Highly reproducible surface-enhanced Raman spectra on semiconductor SnO2 octahedral nanoparticles

Li Jiang; Penggang Yin; Tingting You; Hua Wang; Xiufeng Lang; Lin Guo; Shihe Yang

doi:10.1002/cphc.201200586

Highly reproducible surface-enhanced Raman spectra on semiconductor SnO2 octahedral nanoparticles

Chemphyschem. 2012 Dec 7;13(17):3932-6. doi: 10.1002/cphc.201200586. Epub 2012 Sep 20.

Authors

Li Jiang¹, Penggang Yin, Tingting You, Hua Wang, Xiufeng Lang, Lin Guo, Shihe Yang

Affiliation

¹ School of Chemistry and Environment, Beijing University of Aeronautics and Astronautics, Beijing, China.

PMID: 22997142
DOI: 10.1002/cphc.201200586

Abstract

Highly reproducible surface-enhanced Raman scattering (SERS) spectra are obtained on the surface of SnO(2) octahedral nanoparticles.
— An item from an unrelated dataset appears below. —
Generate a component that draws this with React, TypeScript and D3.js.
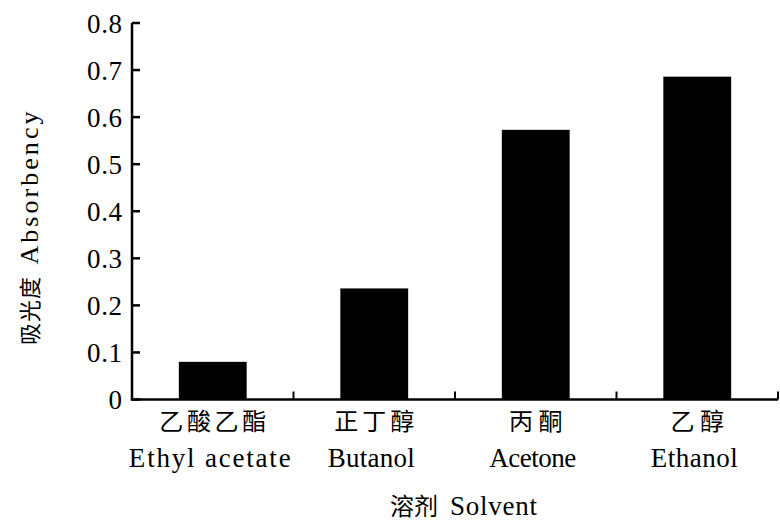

The spot-to-spot SERS signals show a relative standard deviation (RSD) consistently below 20 % in the intensity of the main Raman peaks of 4-mercaptobenzoic acid (4-MBA) and 4-nitrobenzenethiol (4-NBT), indicating good spatial uniformity and reproducibility. The SERS signals are believed to mainly originate from a charge-transfer (CT) mechanism. Time-dependent density functional theory (TD-DFT) is used to simulate the SERS spectrum and interpret the chemical enhancement mechanism in the experiment. The research extends the application of SERS and also establishes a new uniform SERS substrate.